CONHECIMENTO CEREBRAL DESTACA BRASIL!


"FUZILARIA CARIOCA"
"Às vésperas do Carnaval, os tiroteios intensificaram-se e crianças morrem no Rio. Enquanto a bandidagem exibe seu poderio, o governo faz de conta que tem plano"


Por: Luisa Bustamante

"Já virou tradição, daquela que era mil vezes preferível que não existissem. Às vésperas do Carnaval - por excelência, a data de atração de turistas ao Rio de Janeiro (1,5 milhão previstos) -, os bandidos se esmeram em exibir seu poder de fogo e intimidação. Aproveitam a vitrine dos preparativos e o maior movimento nas ruas para mostrar a força, roubar mais e atiçar a guerra de quadrilhas. Neste ano, em que os bandos de marginais agem praticamente impunes sobretudo nas favelas, o Rio chega ao Carnaval vergando sobre uma violência obscena. Nas duas últimas semanas, tiroteios fecharam em diversas ocasiões os maiores corredores de trânsito na cidade e 26 pessoas perderam a vida - duas por dia - em cenas dantescas. Duas eram crianças, Emilly Sofia Neves, de 3 anos, morreu em um carro fuzilado. Jeremias Moraes, de 13, foi abatido jogando futebol.
O padastro e a mãe de Emilly, com ela no banco de trás, deixavam uma lanchonete em Anchieta, na Zona Norte do Rio, na madrugada de terça-feira 6, quando bandidos armados mandaram o veículo parar. Ao volante, com o rádio em alto volume, Uesley Lima, o padrasto, diz que não escutou a ordem e seguiu em frente. Doze disparos depois, o casal sobreviveu com ferimentos leves, mas a pequena Emilly, que chegou a ser socorrida, não resistiu. Na tarde do mesmo dia, a 20 quilômetros de distância, no Complexo da Maré, Jeremias levou uma bala perdida no peito, na pelada com os amigos. Além disso, no sábado, um homem fora executado com quinze tiros, quase todos na cabeça, dentro da ambulância, em frente a um hospital em Realengo, na Zona Oeste."


"Ao longo de duas semanas, tiroteios constantes entre polícia e bandidos, ou entre quadrilhas, fecharam vias importantes.

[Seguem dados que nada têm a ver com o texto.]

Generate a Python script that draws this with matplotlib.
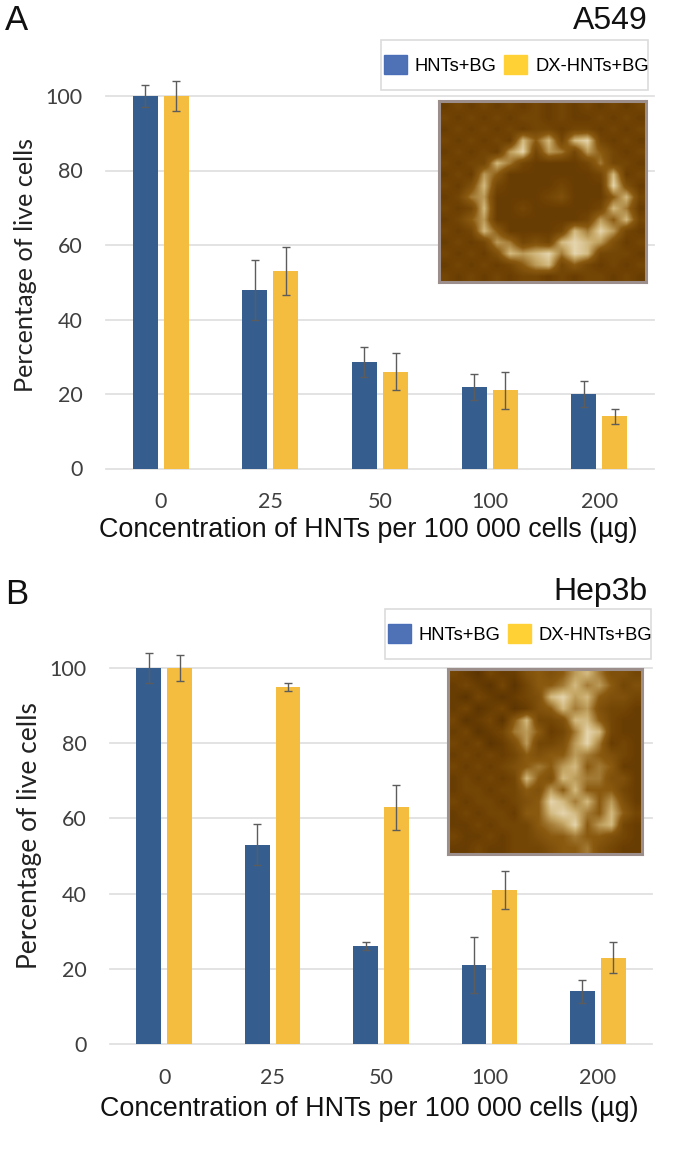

Com as balas zunindo, motoristas abandonavam carros e procuravam abrigo. Na fatídica terça-feira, pararam quase ao mesmo tempo a Avenida Brasil e as linhas Amarela e Vermelha, por onde passam mais de 500 000 veículos por dia. Os congestionamentos chegaram a 70 quilômetros, e a cidade entrou em estágio de atenção. Foi a segunda vez, em menos de dez dias, que a violência carioca bloqueou ruas e avenidas. Na semana anterior, confrontos na Cidade de Deus, tema de filme e série de TV, já haviam levado o caos a uma população cada vez mais estupidamente acuada pela criminalidade. O total de assassinatos registrados no Estado do Rio ficou acima de 5 300 no ano passado. As mortes pelas armas da polícia chegaram 1124, o maior número em uma década. Em 2017, 134 policiais militares foram assassinados enquanto trabalhavam. Roubos: um recorde desde que a contagem anual começou a ser divulgada, em 2003."


"Ex-comandante da Polícia Militar e pesquisador do Laboratório de Análise da Violência da Universidade do Estado do Rio de Janeiro, o antropólogo Robson Rodrigues credita a explosão do crime ao crescimento do poder bélico da blindagem e à desorganização do estado. 'A reação da polícia não é suficiente para conter, investigar e punir, o que resulta em uma percepção geral de fraqueza. Nesse contexto, as quadrilhas, em disputa de território, ficam mais ousadas', diz. 'Chegamos a um ponto em que bandido usa fuzil até para roubar celular'.
Em plena temporada de confrontos, os governos federal e estadual brandiram como solução um inoperante Plano Integrado de Segurança, com resultados patéticos. Promessa de colaboração para combater o crime no Rio, o documento foi anunciado em julho para entrar em ação 'em breve'. Sete meses depois, Raul Jungmann, agendou o lançamento para a segunda-feira 5. Na terça 6, o governador Luiz Fernando Pezão desmentiu: ainda tivera tempo de ler o documento (também prometeu mais 2 000 policiais nas ruas). Em seguida, foi desmentido por seu secretário de Segurança, Roberto Sá: a ação já estaria em curso, informalmente. A nova apresentação do desintegrado plano está marcado para o dia 26."


A matéria acima foi retirada da revista VEJA - Edição 2569 - Ano 51 - nº 7. 14 de fevereiro de 2018. Todos os direitos autorais são reservados exclusivamente à revista VEJA e à Editora Abril.